▶ [Aim of the task]: Repeat every line of the listing below exactly, minus the pictures.

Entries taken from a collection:
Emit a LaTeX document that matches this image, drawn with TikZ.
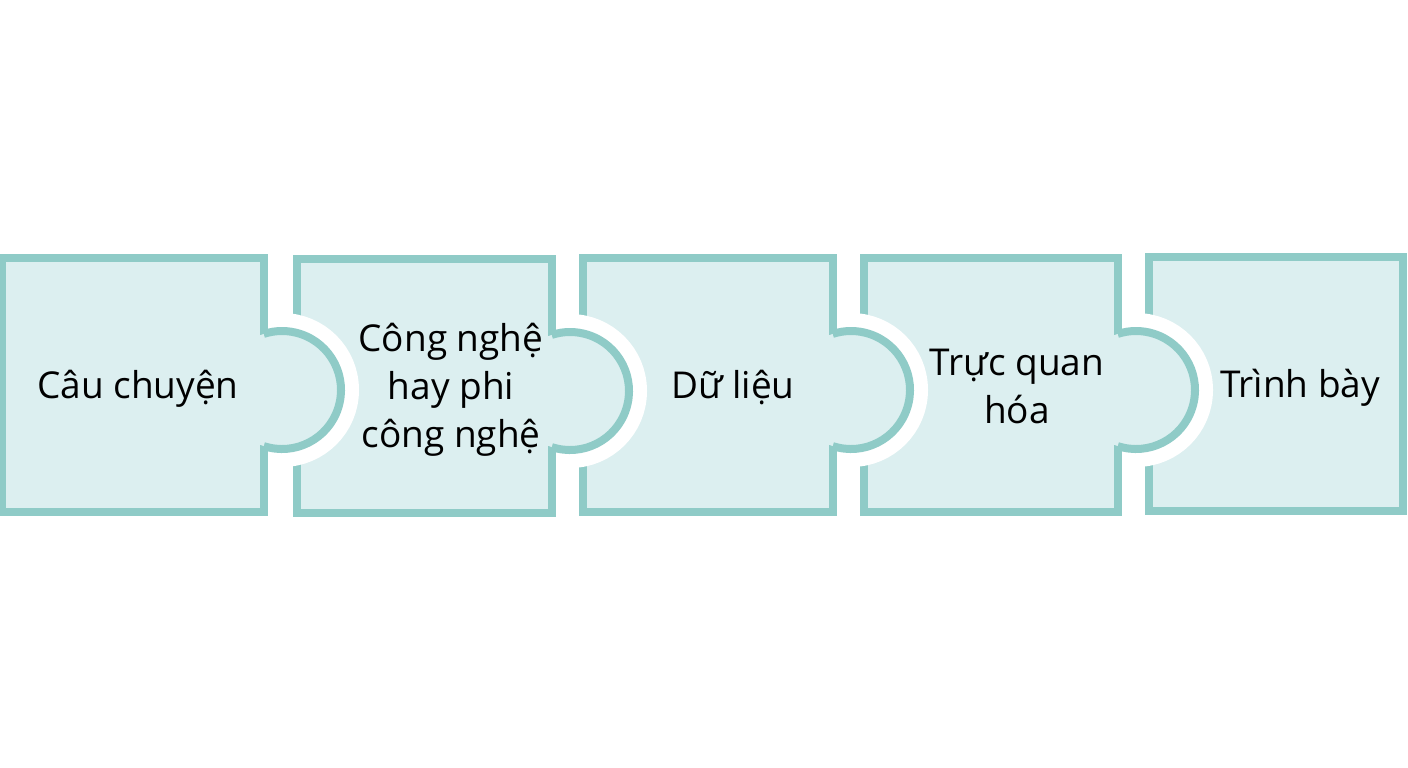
\documentclass[tikz,border=0pt]{standalone}
\usepackage{fontspec}
\setmainfont{Open Sans}
\usetikzlibrary{calc}
\definecolor{tealline}{HTML}{8FCBC7}
\definecolor{tealfill}{HTML}{DCEFF0}
\tikzset{
  piece/.style={draw=tealline,fill=tealfill,line width=8pt,minimum height=254pt,inner sep=0pt,outer sep=0pt},
  word/.style={align=center,font=\fontsize{37}{48}\selectfont,text=black},
}
% knob on the right side of a piece
\newcommand{\knob}[1]{%
  \coordinate (#1c) at ($(#1.east)+(18,5)$);
  \begin{scope}
    \clip ($(#1.east)+(4,-100)$) rectangle ++(110,200);
    \draw[white,line width=36pt] (#1c) circle (59);
  \end{scope}
  \fill[tealfill] (#1c) circle (59);
  \draw[tealline,line width=8pt] (#1c) ++(108:59) arc[start angle=108,end angle=-108,radius=59];
}
\begin{document}
\begin{tikzpicture}[x=1pt,y=-1pt]
\useasboundingbox[fill=white] (0,0) rectangle (1408,768);
% pieces
\node[piece,minimum width=262pt] (cau) at (133,385) {};
\node[piece,minimum width=255pt] (cong) at (424.5,386) {};
\node[piece,minimum width=250pt] (du) at (708,385) {};
\node[piece,minimum width=254pt] (truc) at (991,385) {};
\node[piece,minimum width=254pt] (trinh) at (1276,384) {};
% knobs
\knob{cau}
\knob{cong}
\knob{du}
\knob{truc}
% labels
\node[word,anchor=base] (tcau) at (138,398) {Câu chuyện};
\node[word] (tcong) at (451,390) {Công nghệ\\hay phi\\công nghệ};
\node[word,anchor=base] (tdu) at (733,398) {Dữ liệu};
\node[word] (ttruc) at (1017,386) {Trực quan\\hóa};
\node[word,anchor=base] (ttrinh) at (1300,397) {Trình bày};
\end{tikzpicture}
\end{document}
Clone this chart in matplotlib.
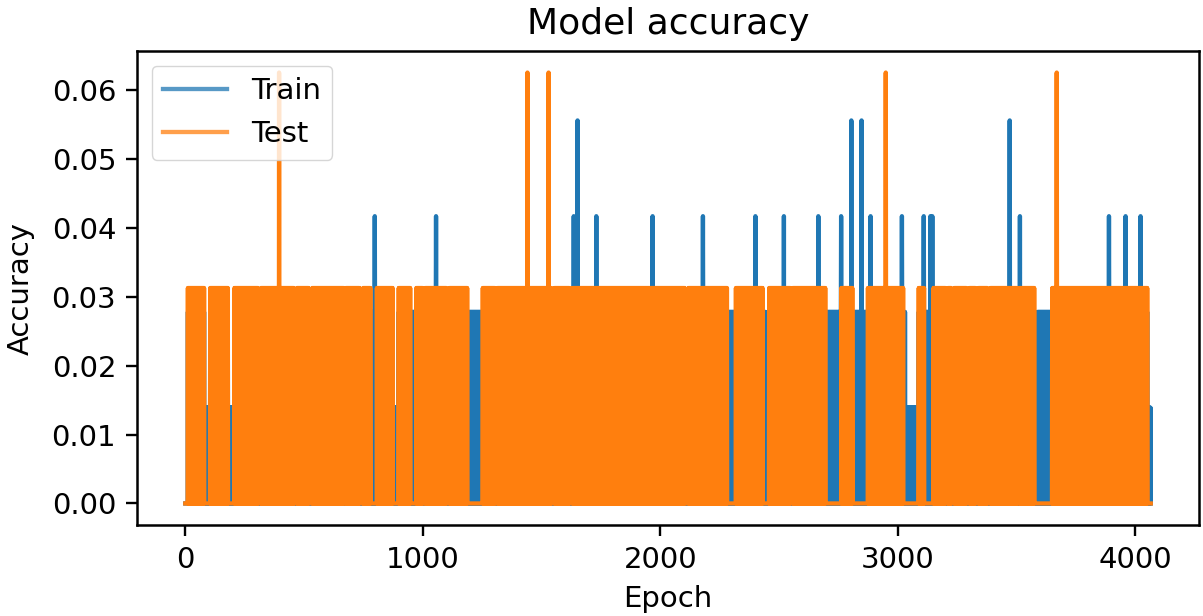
import numpy as np
import matplotlib.pyplot as plt

n_epochs = 4067

# test accuracy (batch of 32): dense bands flicker between 0 and 1/32,
# these epoch ranges stay at 0
test_gaps = [(0, 10), (80, 104), (181, 206), (307, 318), (458, 471), (521, 535),
             (668, 676), (735, 748), (781, 806), (874, 899), (948, 973),
             (1000, 1011), (1101, 1113), (1189, 1252), (1305, 1315),
             (1543, 1555), (1618, 1630), (2105, 2118), (2283, 2319),
             (2433, 2458), (2548, 2559), (2697, 2762), (2811, 2874),
             (3025, 3088), (3113, 3151), (3202, 3212), (3227, 3239),
             (3290, 3303), (3328, 3340), (3378, 3391), (3504, 3512),
             (3576, 3651), (4053, 4067)]
test_peaks = [395, 1441, 1530, 2950, 3670]          # 2/32

# train accuracy (batch of 72): flicker between 0 and 2/72,
# lower band (1/72) in these ranges
train_zero = [(0, 10)]
train_low = [(80, 104), (181, 206), (458, 471), (521, 535), (874, 899),
             (1000, 1011), (2445, 2458), (3033, 3088), (3202, 3212),
             (3576, 3588), (4053, 4067)]
train_peaks3 = [798, 1056, 1636, 1731, 1968, 2180, 2401, 2521, 2666, 2762,
                2886, 3018, 3110, 3138, 3146, 3515, 3890, 3960, 4023]
train_peaks4 = [1652, 2805, 2848, 3472]

epochs = np.arange(n_epochs)
flicker = (epochs % 2).astype(float)

test = flicker.copy()
for a, b in test_gaps:
    test[a:b] = 0
test[test_peaks] = 2
test = test / 32

train = flicker * 2
for a, b in train_low:
    train[a:b] = flicker[a:b]
for a, b in train_zero:
    train[a:b] = 0
train[train_peaks3] = 3
train[train_peaks4] = 4
train = train / 72

fig = plt.figure(figsize=(12.03, 6.16), dpi=100)
ax = fig.add_axes([0.1139, 0.1477, 0.8828, 0.7695])
ax.plot(epochs, train, lw=3.1, label="Train")
ax.plot(epochs, test, lw=3.1, label="Test")
ax.set_xticks([0, 1000, 2000, 3000, 4000])
ax.set_title("Model accuracy", fontsize=26, pad=12)
ax.set_ylabel("Accuracy", fontsize=21, labelpad=12)
ax.set_xlabel("Epoch", fontsize=21, labelpad=8)
ax.tick_params(labelsize=21, length=8, width=1.7, pad=7)
for s in ax.spines.values():
    s.set_linewidth(1.8)
leg = ax.legend(loc="upper left", fontsize=21, handlelength=2.2,
                handletextpad=0.8, borderaxespad=0.5)
for h in leg.get_lines():
    h.set_alpha(0.75)
fig.savefig("out.png", dpi=100)
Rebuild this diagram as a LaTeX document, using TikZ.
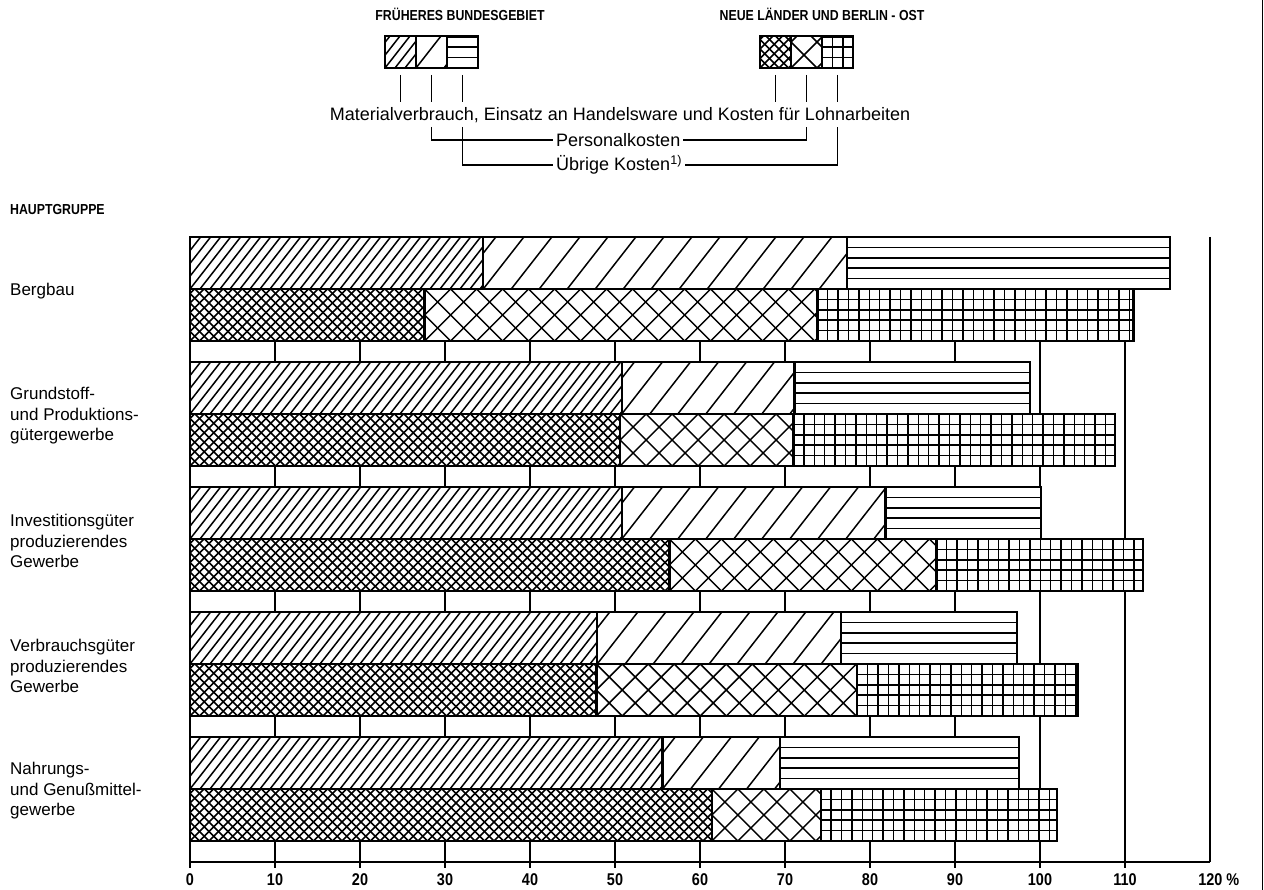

▶ [Solution for this problem]:
Emit a LaTeX document that matches this image, drawn with TikZ.
\documentclass[tikz,border=0pt]{standalone}
\usepackage{fontspec}
\setmainfont{Open Sans}
\usetikzlibrary{calc}
\definecolor{tealline}{HTML}{8FCBC7}
\definecolor{tealfill}{HTML}{DCEFF0}
\tikzset{
  piece/.style={draw=tealline,fill=tealfill,line width=8pt,minimum height=254pt,inner sep=0pt,outer sep=0pt},
  word/.style={align=center,font=\fontsize{37}{48}\selectfont,text=black},
}
% knob on the right side of a piece
\newcommand{\knob}[1]{%
  \coordinate (#1c) at ($(#1.east)+(18,5)$);
  \begin{scope}
    \clip ($(#1.east)+(4,-100)$) rectangle ++(110,200);
    \draw[white,line width=36pt] (#1c) circle (59);
  \end{scope}
  \fill[tealfill] (#1c) circle (59);
  \draw[tealline,line width=8pt] (#1c) ++(108:59) arc[start angle=108,end angle=-108,radius=59];
}
\begin{document}
\begin{tikzpicture}[x=1pt,y=-1pt]
\useasboundingbox[fill=white] (0,0) rectangle (1408,768);
% pieces
\node[piece,minimum width=262pt] (cau) at (133,385) {};
\node[piece,minimum width=255pt] (cong) at (424.5,386) {};
\node[piece,minimum width=250pt] (du) at (708,385) {};
\node[piece,minimum width=254pt] (truc) at (991,385) {};
\node[piece,minimum width=254pt] (trinh) at (1276,384) {};
% knobs
\knob{cau}
\knob{cong}
\knob{du}
\knob{truc}
% labels
\node[word,anchor=base] (tcau) at (138,398) {Câu chuyện};
\node[word] (tcong) at (451,390) {Công nghệ\\hay phi\\công nghệ};
\node[word,anchor=base] (tdu) at (733,398) {Dữ liệu};
\node[word] (ttruc) at (1017,386) {Trực quan\\hóa};
\node[word,anchor=base] (ttrinh) at (1300,397) {Trình bày};
\end{tikzpicture}
\end{document}
Clone this chart in matplotlib.
import numpy as np
import matplotlib.pyplot as plt

n_epochs = 4067

# test accuracy (batch of 32): dense bands flicker between 0 and 1/32,
# these epoch ranges stay at 0
test_gaps = [(0, 10), (80, 104), (181, 206), (307, 318), (458, 471), (521, 535),
             (668, 676), (735, 748), (781, 806), (874, 899), (948, 973),
             (1000, 1011), (1101, 1113), (1189, 1252), (1305, 1315),
             (1543, 1555), (1618, 1630), (2105, 2118), (2283, 2319),
             (2433, 2458), (2548, 2559), (2697, 2762), (2811, 2874),
             (3025, 3088), (3113, 3151), (3202, 3212), (3227, 3239),
             (3290, 3303), (3328, 3340), (3378, 3391), (3504, 3512),
             (3576, 3651), (4053, 4067)]
test_peaks = [395, 1441, 1530, 2950, 3670]          # 2/32

# train accuracy (batch of 72): flicker between 0 and 2/72,
# lower band (1/72) in these ranges
train_zero = [(0, 10)]
train_low = [(80, 104), (181, 206), (458, 471), (521, 535), (874, 899),
             (1000, 1011), (2445, 2458), (3033, 3088), (3202, 3212),
             (3576, 3588), (4053, 4067)]
train_peaks3 = [798, 1056, 1636, 1731, 1968, 2180, 2401, 2521, 2666, 2762,
                2886, 3018, 3110, 3138, 3146, 3515, 3890, 3960, 4023]
train_peaks4 = [1652, 2805, 2848, 3472]

epochs = np.arange(n_epochs)
flicker = (epochs % 2).astype(float)

test = flicker.copy()
for a, b in test_gaps:
    test[a:b] = 0
test[test_peaks] = 2
test = test / 32

train = flicker * 2
for a, b in train_low:
    train[a:b] = flicker[a:b]
for a, b in train_zero:
    train[a:b] = 0
train[train_peaks3] = 3
train[train_peaks4] = 4
train = train / 72

fig = plt.figure(figsize=(12.03, 6.16), dpi=100)
ax = fig.add_axes([0.1139, 0.1477, 0.8828, 0.7695])
ax.plot(epochs, train, lw=3.1, label="Train")
ax.plot(epochs, test, lw=3.1, label="Test")
ax.set_xticks([0, 1000, 2000, 3000, 4000])
ax.set_title("Model accuracy", fontsize=26, pad=12)
ax.set_ylabel("Accuracy", fontsize=21, labelpad=12)
ax.set_xlabel("Epoch", fontsize=21, labelpad=8)
ax.tick_params(labelsize=21, length=8, width=1.7, pad=7)
for s in ax.spines.values():
    s.set_linewidth(1.8)
leg = ax.legend(loc="upper left", fontsize=21, handlelength=2.2,
                handletextpad=0.8, borderaxespad=0.5)
for h in leg.get_lines():
    h.set_alpha(0.75)
fig.savefig("out.png", dpi=100)
Rebuild this diagram as a LaTeX document, using TikZ.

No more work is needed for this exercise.